• [Requirements]
In the entries below, repeat only the lines between those holding "Convert this chart to Chart.js code." and "11.95, 12.3, 12.6];", inclusive. Leave pictures out.

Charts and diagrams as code
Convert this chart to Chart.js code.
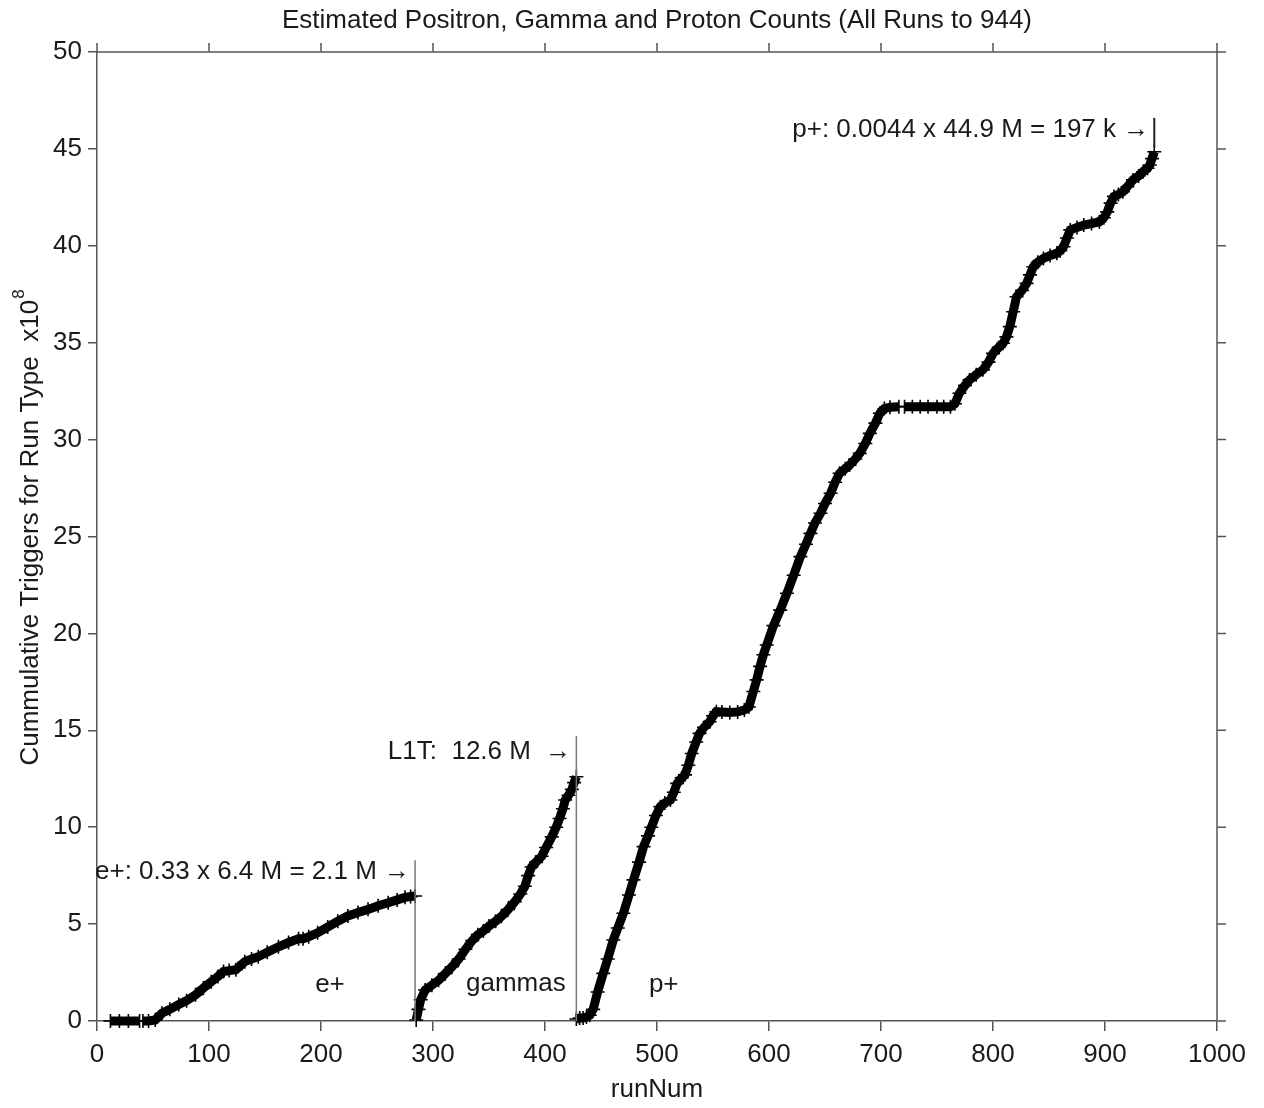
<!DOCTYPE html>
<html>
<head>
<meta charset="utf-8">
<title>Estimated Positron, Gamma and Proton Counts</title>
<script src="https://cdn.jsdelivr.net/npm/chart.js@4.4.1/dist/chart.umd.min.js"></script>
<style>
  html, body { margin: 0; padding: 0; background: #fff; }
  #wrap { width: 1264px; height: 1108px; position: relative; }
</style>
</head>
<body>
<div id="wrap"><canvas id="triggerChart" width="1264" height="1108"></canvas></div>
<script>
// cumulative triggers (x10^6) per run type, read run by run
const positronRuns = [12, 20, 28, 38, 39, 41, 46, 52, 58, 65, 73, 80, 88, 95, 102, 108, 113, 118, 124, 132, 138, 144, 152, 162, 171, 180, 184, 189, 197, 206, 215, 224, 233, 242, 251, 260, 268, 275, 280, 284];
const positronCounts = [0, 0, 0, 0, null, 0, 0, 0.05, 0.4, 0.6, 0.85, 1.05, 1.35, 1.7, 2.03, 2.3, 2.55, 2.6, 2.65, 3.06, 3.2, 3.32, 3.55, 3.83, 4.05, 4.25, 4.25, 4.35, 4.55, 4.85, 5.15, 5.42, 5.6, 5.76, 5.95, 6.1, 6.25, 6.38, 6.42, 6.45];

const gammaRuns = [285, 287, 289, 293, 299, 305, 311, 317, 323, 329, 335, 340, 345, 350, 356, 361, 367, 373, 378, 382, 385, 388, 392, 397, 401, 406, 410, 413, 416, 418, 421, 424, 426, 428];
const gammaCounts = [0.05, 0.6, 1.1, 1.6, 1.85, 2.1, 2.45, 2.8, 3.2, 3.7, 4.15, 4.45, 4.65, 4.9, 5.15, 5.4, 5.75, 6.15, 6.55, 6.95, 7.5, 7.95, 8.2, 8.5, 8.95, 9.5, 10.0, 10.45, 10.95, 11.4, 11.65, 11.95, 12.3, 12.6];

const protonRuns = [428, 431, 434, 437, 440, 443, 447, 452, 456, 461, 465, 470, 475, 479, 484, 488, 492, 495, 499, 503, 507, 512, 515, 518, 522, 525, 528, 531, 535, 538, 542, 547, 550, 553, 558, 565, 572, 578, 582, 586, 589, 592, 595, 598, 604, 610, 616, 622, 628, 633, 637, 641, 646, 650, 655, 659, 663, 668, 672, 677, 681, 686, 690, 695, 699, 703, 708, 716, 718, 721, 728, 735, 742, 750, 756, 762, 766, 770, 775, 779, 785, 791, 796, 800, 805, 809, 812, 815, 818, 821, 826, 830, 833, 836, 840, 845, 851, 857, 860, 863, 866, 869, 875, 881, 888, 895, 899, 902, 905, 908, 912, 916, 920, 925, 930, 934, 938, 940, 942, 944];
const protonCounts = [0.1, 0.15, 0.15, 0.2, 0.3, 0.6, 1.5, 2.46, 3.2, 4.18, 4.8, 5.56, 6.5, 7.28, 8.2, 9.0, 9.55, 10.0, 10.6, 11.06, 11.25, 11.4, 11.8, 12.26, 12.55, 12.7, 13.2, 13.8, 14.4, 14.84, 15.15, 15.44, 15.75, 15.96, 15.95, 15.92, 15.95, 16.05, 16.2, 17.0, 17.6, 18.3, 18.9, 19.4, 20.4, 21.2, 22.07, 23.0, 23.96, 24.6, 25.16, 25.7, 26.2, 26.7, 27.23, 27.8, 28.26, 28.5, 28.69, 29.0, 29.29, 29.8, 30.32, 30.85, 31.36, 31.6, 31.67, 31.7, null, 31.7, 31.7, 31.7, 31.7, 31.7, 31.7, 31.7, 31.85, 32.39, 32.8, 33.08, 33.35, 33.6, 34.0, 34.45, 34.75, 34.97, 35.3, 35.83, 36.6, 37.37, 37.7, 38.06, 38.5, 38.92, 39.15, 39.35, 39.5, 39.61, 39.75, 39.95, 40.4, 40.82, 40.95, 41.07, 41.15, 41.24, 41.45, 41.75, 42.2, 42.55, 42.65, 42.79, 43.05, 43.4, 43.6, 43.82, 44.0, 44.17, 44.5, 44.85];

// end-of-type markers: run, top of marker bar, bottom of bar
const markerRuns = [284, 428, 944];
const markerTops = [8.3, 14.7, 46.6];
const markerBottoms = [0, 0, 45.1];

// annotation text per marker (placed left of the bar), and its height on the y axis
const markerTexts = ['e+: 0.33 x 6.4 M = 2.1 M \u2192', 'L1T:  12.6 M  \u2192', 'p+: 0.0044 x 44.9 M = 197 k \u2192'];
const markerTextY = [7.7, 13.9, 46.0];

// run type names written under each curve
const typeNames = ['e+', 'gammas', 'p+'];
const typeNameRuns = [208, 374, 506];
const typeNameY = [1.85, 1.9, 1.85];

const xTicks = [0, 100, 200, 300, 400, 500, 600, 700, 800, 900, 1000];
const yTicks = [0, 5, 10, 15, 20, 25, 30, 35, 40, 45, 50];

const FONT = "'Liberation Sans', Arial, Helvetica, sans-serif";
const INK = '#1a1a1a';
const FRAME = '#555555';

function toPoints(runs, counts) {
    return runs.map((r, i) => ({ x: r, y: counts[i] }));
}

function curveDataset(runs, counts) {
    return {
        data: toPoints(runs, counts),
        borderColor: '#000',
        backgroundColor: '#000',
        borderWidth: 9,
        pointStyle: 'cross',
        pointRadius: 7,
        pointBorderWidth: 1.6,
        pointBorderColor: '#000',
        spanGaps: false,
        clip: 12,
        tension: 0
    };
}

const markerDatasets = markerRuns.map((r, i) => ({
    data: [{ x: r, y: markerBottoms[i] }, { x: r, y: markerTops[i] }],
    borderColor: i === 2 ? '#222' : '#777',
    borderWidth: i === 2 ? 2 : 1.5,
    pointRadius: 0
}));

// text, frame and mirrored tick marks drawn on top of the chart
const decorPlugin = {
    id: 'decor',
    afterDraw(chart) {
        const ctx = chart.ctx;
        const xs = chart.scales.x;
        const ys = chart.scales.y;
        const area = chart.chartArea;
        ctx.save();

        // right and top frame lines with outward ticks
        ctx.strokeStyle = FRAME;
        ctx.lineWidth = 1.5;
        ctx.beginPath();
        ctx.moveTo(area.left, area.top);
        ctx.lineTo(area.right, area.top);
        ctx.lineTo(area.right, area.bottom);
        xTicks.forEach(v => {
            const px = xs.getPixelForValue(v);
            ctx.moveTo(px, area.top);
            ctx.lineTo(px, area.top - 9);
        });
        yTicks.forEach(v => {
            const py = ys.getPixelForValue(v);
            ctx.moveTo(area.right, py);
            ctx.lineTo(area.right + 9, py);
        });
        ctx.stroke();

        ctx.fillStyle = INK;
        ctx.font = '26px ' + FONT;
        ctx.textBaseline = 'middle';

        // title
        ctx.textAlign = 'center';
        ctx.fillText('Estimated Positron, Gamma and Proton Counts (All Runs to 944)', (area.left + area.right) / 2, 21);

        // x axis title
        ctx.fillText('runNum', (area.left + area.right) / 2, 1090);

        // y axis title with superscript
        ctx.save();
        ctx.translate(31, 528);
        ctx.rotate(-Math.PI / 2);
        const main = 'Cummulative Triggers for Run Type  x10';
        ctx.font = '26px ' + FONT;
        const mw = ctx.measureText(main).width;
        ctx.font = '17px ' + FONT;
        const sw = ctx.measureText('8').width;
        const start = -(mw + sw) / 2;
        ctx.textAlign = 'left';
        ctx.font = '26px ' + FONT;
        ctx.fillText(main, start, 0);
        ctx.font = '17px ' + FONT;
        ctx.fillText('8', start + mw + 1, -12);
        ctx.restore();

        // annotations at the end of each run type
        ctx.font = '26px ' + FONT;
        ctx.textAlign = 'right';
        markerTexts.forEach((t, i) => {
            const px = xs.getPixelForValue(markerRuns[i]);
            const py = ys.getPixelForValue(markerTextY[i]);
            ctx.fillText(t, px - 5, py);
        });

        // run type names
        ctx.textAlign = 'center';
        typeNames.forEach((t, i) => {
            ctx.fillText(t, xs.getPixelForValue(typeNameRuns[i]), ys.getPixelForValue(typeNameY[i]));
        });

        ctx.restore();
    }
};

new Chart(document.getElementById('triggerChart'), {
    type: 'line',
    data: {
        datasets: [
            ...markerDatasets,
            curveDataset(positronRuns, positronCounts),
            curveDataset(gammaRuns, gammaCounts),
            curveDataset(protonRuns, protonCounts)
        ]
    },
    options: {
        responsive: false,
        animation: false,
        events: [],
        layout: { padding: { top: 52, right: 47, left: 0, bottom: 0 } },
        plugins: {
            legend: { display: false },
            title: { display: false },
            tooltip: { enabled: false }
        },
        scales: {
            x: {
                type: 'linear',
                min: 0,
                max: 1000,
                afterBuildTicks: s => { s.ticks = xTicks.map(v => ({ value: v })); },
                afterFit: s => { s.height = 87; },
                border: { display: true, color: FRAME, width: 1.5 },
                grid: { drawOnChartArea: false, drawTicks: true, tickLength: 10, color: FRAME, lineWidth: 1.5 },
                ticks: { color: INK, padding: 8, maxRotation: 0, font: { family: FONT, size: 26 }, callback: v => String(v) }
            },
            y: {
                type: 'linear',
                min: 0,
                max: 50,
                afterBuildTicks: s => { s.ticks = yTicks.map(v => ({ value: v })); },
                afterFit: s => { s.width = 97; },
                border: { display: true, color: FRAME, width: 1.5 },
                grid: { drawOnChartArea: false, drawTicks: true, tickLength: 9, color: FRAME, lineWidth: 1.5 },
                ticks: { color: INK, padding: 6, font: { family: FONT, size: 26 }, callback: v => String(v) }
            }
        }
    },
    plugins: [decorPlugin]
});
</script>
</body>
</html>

...

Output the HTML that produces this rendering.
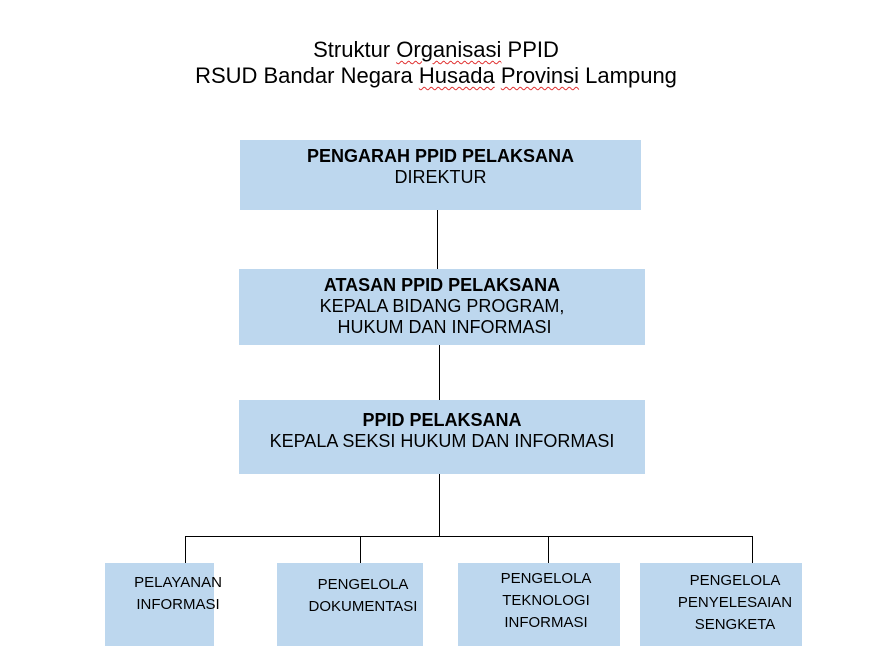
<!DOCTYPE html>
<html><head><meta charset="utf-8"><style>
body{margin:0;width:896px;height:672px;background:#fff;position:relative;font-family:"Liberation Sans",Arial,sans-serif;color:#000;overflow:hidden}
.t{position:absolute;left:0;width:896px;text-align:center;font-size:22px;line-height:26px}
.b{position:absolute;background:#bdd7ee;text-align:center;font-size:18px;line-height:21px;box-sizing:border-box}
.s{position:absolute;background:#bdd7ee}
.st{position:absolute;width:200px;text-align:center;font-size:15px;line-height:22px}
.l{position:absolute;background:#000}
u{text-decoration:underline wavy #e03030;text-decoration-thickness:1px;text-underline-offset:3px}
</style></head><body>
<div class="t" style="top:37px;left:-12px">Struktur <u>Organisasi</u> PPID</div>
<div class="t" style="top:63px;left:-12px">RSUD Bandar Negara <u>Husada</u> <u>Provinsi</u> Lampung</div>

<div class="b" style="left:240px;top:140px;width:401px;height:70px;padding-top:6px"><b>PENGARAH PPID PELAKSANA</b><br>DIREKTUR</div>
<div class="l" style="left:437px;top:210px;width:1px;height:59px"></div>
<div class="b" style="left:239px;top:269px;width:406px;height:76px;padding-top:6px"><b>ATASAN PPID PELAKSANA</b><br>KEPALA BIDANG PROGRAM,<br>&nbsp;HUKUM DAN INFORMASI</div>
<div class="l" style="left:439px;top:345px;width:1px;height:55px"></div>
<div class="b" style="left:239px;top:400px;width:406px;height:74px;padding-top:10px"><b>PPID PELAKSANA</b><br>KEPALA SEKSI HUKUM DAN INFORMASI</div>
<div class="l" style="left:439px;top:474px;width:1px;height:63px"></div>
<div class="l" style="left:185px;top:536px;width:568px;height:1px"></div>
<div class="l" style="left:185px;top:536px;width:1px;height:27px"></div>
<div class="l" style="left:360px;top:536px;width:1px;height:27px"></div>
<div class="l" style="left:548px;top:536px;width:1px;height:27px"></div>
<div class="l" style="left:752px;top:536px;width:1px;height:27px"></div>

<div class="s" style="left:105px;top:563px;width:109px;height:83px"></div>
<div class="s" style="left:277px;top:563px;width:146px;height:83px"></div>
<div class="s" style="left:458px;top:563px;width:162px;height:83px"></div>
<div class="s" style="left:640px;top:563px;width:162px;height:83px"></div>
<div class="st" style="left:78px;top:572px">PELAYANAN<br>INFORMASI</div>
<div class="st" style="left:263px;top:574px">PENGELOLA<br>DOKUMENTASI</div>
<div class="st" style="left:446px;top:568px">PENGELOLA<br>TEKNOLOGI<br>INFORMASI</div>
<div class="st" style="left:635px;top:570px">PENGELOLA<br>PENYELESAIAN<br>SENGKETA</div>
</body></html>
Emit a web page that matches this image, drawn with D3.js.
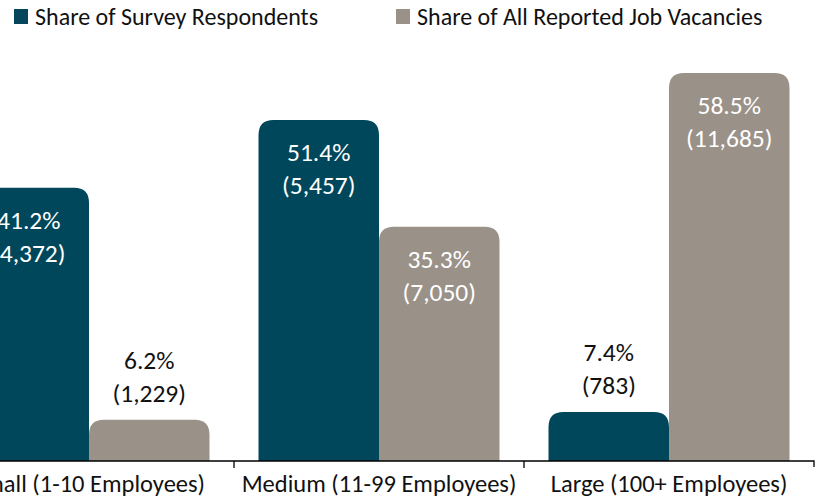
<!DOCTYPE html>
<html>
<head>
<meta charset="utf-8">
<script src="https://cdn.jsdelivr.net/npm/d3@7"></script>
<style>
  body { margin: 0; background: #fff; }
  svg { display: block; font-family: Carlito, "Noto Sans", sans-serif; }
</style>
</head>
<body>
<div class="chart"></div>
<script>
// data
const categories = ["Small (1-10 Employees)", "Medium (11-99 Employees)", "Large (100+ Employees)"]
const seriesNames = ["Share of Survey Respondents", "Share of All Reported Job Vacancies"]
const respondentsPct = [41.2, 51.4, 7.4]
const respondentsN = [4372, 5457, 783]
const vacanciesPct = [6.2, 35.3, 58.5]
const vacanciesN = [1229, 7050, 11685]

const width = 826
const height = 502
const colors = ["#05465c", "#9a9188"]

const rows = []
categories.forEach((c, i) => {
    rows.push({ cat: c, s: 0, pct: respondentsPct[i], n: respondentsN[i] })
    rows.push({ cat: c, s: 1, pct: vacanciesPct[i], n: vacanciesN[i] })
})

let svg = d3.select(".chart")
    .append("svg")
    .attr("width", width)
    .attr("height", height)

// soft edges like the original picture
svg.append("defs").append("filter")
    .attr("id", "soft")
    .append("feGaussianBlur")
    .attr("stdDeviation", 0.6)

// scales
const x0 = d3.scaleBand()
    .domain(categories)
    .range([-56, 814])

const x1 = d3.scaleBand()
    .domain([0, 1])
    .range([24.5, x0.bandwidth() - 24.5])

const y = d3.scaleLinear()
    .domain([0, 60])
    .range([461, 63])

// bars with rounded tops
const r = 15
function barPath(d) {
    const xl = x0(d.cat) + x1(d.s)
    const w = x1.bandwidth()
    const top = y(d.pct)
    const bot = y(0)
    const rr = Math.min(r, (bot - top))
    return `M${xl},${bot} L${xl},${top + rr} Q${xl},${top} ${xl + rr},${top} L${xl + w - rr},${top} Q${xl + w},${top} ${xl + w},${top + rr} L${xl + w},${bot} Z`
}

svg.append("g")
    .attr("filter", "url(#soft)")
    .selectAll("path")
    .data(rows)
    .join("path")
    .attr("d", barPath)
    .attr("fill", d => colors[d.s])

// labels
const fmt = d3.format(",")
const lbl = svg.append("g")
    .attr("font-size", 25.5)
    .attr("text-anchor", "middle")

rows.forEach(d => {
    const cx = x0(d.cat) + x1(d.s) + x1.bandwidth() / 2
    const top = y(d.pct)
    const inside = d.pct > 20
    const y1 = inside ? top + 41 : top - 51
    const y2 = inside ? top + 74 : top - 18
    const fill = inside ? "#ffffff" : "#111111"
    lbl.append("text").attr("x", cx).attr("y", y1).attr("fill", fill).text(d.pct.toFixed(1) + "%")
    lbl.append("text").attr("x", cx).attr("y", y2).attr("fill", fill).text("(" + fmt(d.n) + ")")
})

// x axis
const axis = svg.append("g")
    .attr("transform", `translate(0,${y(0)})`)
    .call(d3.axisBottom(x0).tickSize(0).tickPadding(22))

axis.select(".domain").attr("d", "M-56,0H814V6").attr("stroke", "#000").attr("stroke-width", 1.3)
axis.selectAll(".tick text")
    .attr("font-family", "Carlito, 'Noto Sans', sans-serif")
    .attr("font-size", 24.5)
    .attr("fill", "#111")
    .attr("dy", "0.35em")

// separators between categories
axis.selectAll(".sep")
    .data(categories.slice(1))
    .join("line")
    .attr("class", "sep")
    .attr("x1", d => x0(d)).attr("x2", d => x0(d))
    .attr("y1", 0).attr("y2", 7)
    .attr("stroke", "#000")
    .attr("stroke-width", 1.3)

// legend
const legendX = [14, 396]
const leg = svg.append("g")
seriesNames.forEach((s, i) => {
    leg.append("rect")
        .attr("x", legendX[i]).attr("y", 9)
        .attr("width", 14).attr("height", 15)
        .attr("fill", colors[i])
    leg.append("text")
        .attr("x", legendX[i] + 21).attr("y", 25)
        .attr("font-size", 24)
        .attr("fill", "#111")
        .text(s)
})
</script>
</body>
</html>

• [Response to the exercise]
Convert this chart to Chart.js code.
<!DOCTYPE html>
<html>
<head>
<meta charset="utf-8">
<title>Estimated Positron, Gamma and Proton Counts</title>
<script src="https://cdn.jsdelivr.net/npm/chart.js@4.4.1/dist/chart.umd.min.js"></script>
<style>
  html, body { margin: 0; padding: 0; background: #fff; }
  #wrap { width: 1264px; height: 1108px; position: relative; }
</style>
</head>
<body>
<div id="wrap"><canvas id="triggerChart" width="1264" height="1108"></canvas></div>
<script>
// cumulative triggers (x10^6) per run type, read run by run
const positronRuns = [12, 20, 28, 38, 39, 41, 46, 52, 58, 65, 73, 80, 88, 95, 102, 108, 113, 118, 124, 132, 138, 144, 152, 162, 171, 180, 184, 189, 197, 206, 215, 224, 233, 242, 251, 260, 268, 275, 280, 284];
const positronCounts = [0, 0, 0, 0, null, 0, 0, 0.05, 0.4, 0.6, 0.85, 1.05, 1.35, 1.7, 2.03, 2.3, 2.55, 2.6, 2.65, 3.06, 3.2, 3.32, 3.55, 3.83, 4.05, 4.25, 4.25, 4.35, 4.55, 4.85, 5.15, 5.42, 5.6, 5.76, 5.95, 6.1, 6.25, 6.38, 6.42, 6.45];

const gammaRuns = [285, 287, 289, 293, 299, 305, 311, 317, 323, 329, 335, 340, 345, 350, 356, 361, 367, 373, 378, 382, 385, 388, 392, 397, 401, 406, 410, 413, 416, 418, 421, 424, 426, 428];
const gammaCounts = [0.05, 0.6, 1.1, 1.6, 1.85, 2.1, 2.45, 2.8, 3.2, 3.7, 4.15, 4.45, 4.65, 4.9, 5.15, 5.4, 5.75, 6.15, 6.55, 6.95, 7.5, 7.95, 8.2, 8.5, 8.95, 9.5, 10.0, 10.45, 10.95, 11.4, 11.65, 11.95, 12.3, 12.6];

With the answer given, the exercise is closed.